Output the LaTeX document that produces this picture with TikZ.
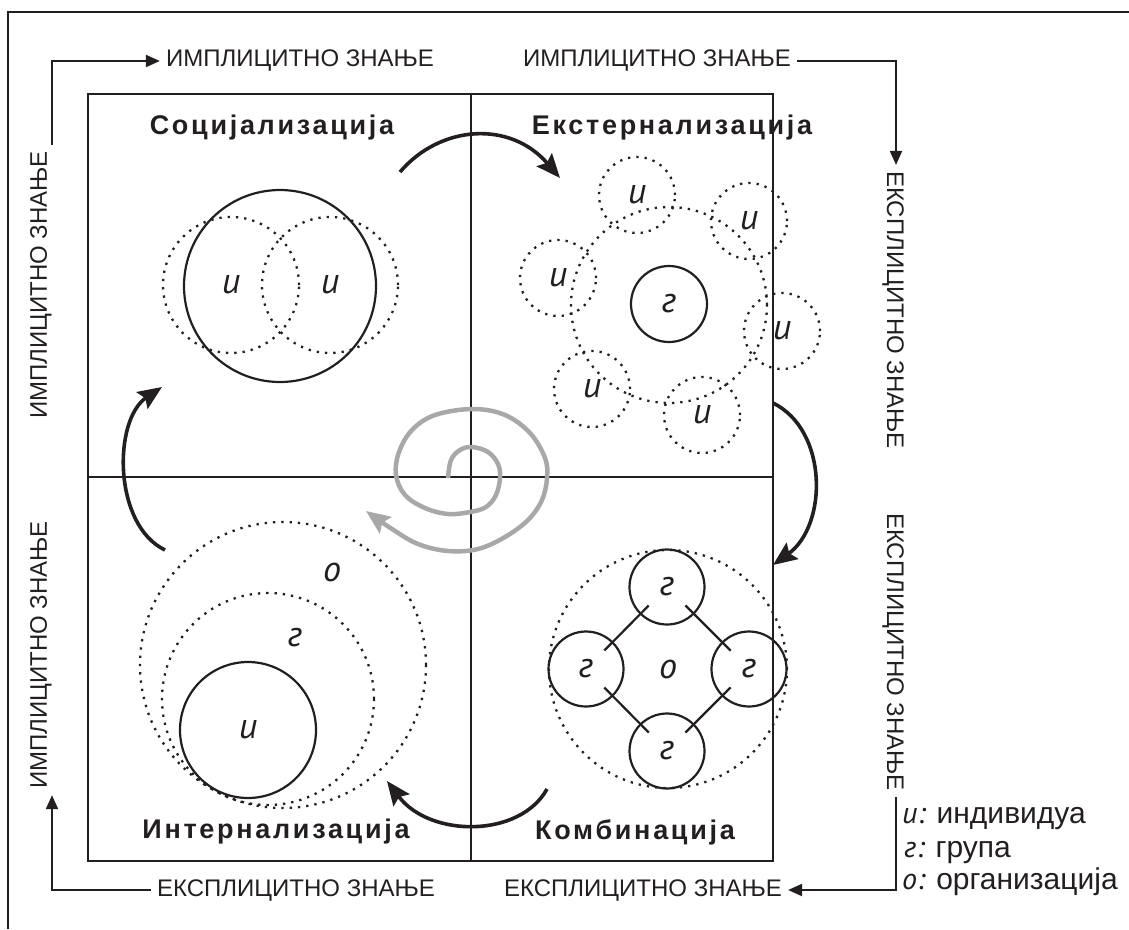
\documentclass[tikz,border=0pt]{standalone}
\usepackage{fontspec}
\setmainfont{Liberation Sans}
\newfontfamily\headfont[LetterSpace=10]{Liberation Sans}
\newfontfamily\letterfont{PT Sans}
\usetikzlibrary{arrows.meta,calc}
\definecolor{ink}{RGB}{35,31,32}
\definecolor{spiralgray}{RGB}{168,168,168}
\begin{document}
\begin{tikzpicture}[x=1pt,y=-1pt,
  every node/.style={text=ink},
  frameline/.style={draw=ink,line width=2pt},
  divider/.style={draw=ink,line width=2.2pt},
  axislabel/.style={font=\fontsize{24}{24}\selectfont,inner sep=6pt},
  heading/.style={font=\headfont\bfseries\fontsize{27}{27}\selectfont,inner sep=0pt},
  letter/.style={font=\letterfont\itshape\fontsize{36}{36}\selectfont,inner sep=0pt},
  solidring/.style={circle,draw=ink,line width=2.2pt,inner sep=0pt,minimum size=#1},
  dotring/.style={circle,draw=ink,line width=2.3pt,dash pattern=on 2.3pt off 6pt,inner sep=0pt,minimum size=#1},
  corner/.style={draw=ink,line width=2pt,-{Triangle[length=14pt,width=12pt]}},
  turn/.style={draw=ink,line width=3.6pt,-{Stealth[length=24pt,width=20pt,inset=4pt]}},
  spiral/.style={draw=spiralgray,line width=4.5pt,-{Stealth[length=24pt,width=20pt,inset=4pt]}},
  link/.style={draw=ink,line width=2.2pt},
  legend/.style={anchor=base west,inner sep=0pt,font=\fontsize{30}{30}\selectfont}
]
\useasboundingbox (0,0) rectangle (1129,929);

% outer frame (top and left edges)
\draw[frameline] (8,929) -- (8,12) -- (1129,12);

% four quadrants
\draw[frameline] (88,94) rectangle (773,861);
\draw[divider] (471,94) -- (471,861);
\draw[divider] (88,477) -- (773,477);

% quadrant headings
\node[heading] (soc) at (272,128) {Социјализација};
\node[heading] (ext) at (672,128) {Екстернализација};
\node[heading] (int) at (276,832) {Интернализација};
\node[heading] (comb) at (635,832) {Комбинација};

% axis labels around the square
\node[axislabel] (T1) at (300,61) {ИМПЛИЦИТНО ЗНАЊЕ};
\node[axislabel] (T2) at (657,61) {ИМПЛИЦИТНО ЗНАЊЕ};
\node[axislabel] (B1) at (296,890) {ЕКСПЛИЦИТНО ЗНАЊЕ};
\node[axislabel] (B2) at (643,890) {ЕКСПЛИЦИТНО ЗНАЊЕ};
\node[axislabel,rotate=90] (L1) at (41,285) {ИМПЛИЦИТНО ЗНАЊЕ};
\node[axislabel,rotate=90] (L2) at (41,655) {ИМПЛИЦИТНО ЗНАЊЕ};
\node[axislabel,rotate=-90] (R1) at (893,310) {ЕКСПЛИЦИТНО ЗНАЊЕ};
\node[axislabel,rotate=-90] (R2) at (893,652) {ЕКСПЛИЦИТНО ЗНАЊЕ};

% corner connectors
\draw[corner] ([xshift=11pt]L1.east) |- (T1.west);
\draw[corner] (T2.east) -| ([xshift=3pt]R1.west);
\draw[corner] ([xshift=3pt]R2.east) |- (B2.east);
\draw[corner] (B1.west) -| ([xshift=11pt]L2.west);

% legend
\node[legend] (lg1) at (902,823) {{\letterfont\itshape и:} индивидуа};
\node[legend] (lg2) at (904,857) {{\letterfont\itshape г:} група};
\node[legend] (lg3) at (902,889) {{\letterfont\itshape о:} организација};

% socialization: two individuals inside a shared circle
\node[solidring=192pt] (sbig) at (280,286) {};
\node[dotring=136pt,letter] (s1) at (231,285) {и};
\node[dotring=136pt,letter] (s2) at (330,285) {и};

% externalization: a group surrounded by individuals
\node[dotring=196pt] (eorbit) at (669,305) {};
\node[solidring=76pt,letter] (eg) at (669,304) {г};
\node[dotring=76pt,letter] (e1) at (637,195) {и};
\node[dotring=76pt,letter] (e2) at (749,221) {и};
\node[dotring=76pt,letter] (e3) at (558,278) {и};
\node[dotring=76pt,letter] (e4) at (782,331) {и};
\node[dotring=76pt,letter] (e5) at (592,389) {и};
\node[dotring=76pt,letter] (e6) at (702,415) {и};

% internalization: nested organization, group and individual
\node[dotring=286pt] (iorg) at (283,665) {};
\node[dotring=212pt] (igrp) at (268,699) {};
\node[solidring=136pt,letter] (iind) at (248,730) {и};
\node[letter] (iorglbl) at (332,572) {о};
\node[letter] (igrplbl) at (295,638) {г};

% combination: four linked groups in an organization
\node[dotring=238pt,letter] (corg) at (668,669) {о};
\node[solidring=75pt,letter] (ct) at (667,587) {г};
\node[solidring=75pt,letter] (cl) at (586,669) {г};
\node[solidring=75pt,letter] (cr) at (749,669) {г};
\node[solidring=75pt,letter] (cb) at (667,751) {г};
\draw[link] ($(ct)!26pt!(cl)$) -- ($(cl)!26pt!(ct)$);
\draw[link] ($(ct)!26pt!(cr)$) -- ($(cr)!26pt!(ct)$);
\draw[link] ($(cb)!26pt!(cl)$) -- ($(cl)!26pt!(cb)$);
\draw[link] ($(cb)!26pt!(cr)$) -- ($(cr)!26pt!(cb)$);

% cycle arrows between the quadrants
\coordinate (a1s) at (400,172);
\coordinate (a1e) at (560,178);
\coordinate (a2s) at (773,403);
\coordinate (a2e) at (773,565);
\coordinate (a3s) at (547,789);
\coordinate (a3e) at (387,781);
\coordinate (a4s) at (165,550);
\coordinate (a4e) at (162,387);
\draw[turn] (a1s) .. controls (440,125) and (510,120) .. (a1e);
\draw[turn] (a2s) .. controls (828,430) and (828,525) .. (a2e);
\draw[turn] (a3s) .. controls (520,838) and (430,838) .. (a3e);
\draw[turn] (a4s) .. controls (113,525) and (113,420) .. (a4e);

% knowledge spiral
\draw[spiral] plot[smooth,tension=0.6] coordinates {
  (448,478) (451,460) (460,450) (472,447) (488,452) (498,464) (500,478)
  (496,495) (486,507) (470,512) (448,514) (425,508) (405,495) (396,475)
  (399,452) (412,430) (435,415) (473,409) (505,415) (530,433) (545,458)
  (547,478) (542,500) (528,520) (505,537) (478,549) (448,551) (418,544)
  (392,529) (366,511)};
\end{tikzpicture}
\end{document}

▬▬▬▬▬▬▬▬▬▬

## YOUR GOAL
Copy out the listing exactly as it stands, but not the pictures.

## RESULT OF THIS TASK
Output the LaTeX document that produces this picture with TikZ.
\documentclass[tikz,border=0pt]{standalone}
\usepackage{fontspec}
\setmainfont{Liberation Sans}
\newfontfamily\headfont[LetterSpace=10]{Liberation Sans}
\newfontfamily\letterfont{PT Sans}
\usetikzlibrary{arrows.meta,calc}
\definecolor{ink}{RGB}{35,31,32}
\definecolor{spiralgray}{RGB}{168,168,168}
\begin{document}
\begin{tikzpicture}[x=1pt,y=-1pt,
  every node/.style={text=ink},
  frameline/.style={draw=ink,line width=2pt},
  divider/.style={draw=ink,line width=2.2pt},
  axislabel/.style={font=\fontsize{24}{24}\selectfont,inner sep=6pt},
  heading/.style={font=\headfont\bfseries\fontsize{27}{27}\selectfont,inner sep=0pt},
  letter/.style={font=\letterfont\itshape\fontsize{36}{36}\selectfont,inner sep=0pt},
  solidring/.style={circle,draw=ink,line width=2.2pt,inner sep=0pt,minimum size=#1},
  dotring/.style={circle,draw=ink,line width=2.3pt,dash pattern=on 2.3pt off 6pt,inner sep=0pt,minimum size=#1},
  corner/.style={draw=ink,line width=2pt,-{Triangle[length=14pt,width=12pt]}},
  turn/.style={draw=ink,line width=3.6pt,-{Stealth[length=24pt,width=20pt,inset=4pt]}},
  spiral/.style={draw=spiralgray,line width=4.5pt,-{Stealth[length=24pt,width=20pt,inset=4pt]}},
  link/.style={draw=ink,line width=2.2pt},
  legend/.style={anchor=base west,inner sep=0pt,font=\fontsize{30}{30}\selectfont}
]
\useasboundingbox (0,0) rectangle (1129,929);

% outer frame (top and left edges)
\draw[frameline] (8,929) -- (8,12) -- (1129,12);

% four quadrants
\draw[frameline] (88,94) rectangle (773,861);
\draw[divider] (471,94) -- (471,861);
\draw[divider] (88,477) -- (773,477);

% quadrant headings
\node[heading] (soc) at (272,128) {Социјализација};
\node[heading] (ext) at (672,128) {Екстернализација};
\node[heading] (int) at (276,832) {Интернализација};
\node[heading] (comb) at (635,832) {Комбинација};

% axis labels around the square
\node[axislabel] (T1) at (300,61) {ИМПЛИЦИТНО ЗНАЊЕ};
\node[axislabel] (T2) at (657,61) {ИМПЛИЦИТНО ЗНАЊЕ};
\node[axislabel] (B1) at (296,890) {ЕКСПЛИЦИТНО ЗНАЊЕ};
\node[axislabel] (B2) at (643,890) {ЕКСПЛИЦИТНО ЗНАЊЕ};
\node[axislabel,rotate=90] (L1) at (41,285) {ИМПЛИЦИТНО ЗНАЊЕ};
\node[axislabel,rotate=90] (L2) at (41,655) {ИМПЛИЦИТНО ЗНАЊЕ};
\node[axislabel,rotate=-90] (R1) at (893,310) {ЕКСПЛИЦИТНО ЗНАЊЕ};
\node[axislabel,rotate=-90] (R2) at (893,652) {ЕКСПЛИЦИТНО ЗНАЊЕ};

% corner connectors
\draw[corner] ([xshift=11pt]L1.east) |- (T1.west);
\draw[corner] (T2.east) -| ([xshift=3pt]R1.west);
\draw[corner] ([xshift=3pt]R2.east) |- (B2.east);
\draw[corner] (B1.west) -| ([xshift=11pt]L2.west);

% legend
\node[legend] (lg1) at (902,823) {{\letterfont\itshape и:} индивидуа};
\node[legend] (lg2) at (904,857) {{\letterfont\itshape г:} група};
\node[legend] (lg3) at (902,889) {{\letterfont\itshape о:} организација};

% socialization: two individuals inside a shared circle
\node[solidring=192pt] (sbig) at (280,286) {};
\node[dotring=136pt,letter] (s1) at (231,285) {и};
\node[dotring=136pt,letter] (s2) at (330,285) {и};

% externalization: a group surrounded by individuals
\node[dotring=196pt] (eorbit) at (669,305) {};
\node[solidring=76pt,letter] (eg) at (669,304) {г};
\node[dotring=76pt,letter] (e1) at (637,195) {и};
\node[dotring=76pt,letter] (e2) at (749,221) {и};
\node[dotring=76pt,letter] (e3) at (558,278) {и};
\node[dotring=76pt,letter] (e4) at (782,331) {и};
\node[dotring=76pt,letter] (e5) at (592,389) {и};
\node[dotring=76pt,letter] (e6) at (702,415) {и};

% internalization: nested organization, group and individual
\node[dotring=286pt] (iorg) at (283,665) {};
\node[dotring=212pt] (igrp) at (268,699) {};
\node[solidring=136pt,letter] (iind) at (248,730) {и};
\node[letter] (iorglbl) at (332,572) {о};
\node[letter] (igrplbl) at (295,638) {г};

% combination: four linked groups in an organization
\node[dotring=238pt,letter] (corg) at (668,669) {о};
\node[solidring=75pt,letter] (ct) at (667,587) {г};
\node[solidring=75pt,letter] (cl) at (586,669) {г};
\node[solidring=75pt,letter] (cr) at (749,669) {г};
\node[solidring=75pt,letter] (cb) at (667,751) {г};
\draw[link] ($(ct)!26pt!(cl)$) -- ($(cl)!26pt!(ct)$);
\draw[link] ($(ct)!26pt!(cr)$) -- ($(cr)!26pt!(ct)$);
\draw[link] ($(cb)!26pt!(cl)$) -- ($(cl)!26pt!(cb)$);
\draw[link] ($(cb)!26pt!(cr)$) -- ($(cr)!26pt!(cb)$);

% cycle arrows between the quadrants
\coordinate (a1s) at (400,172);
\coordinate (a1e) at (560,178);
\coordinate (a2s) at (773,403);
\coordinate (a2e) at (773,565);
\coordinate (a3s) at (547,789);
\coordinate (a3e) at (387,781);
\coordinate (a4s) at (165,550);
\coordinate (a4e) at (162,387);
\draw[turn] (a1s) .. controls (440,125) and (510,120) .. (a1e);
\draw[turn] (a2s) .. controls (828,430) and (828,525) .. (a2e);
\draw[turn] (a3s) .. controls (520,838) and (430,838) .. (a3e);
\draw[turn] (a4s) .. controls (113,525) and (113,420) .. (a4e);

% knowledge spiral
\draw[spiral] plot[smooth,tension=0.6] coordinates {
  (448,478) (451,460) (460,450) (472,447) (488,452) (498,464) (500,478)
  (496,495) (486,507) (470,512) (448,514) (425,508) (405,495) (396,475)
  (399,452) (412,430) (435,415) (473,409) (505,415) (530,433) (545,458)
  (547,478) (542,500) (528,520) (505,537) (478,549) (448,551) (418,544)
  (392,529) (366,511)};
\end{tikzpicture}
\end{document}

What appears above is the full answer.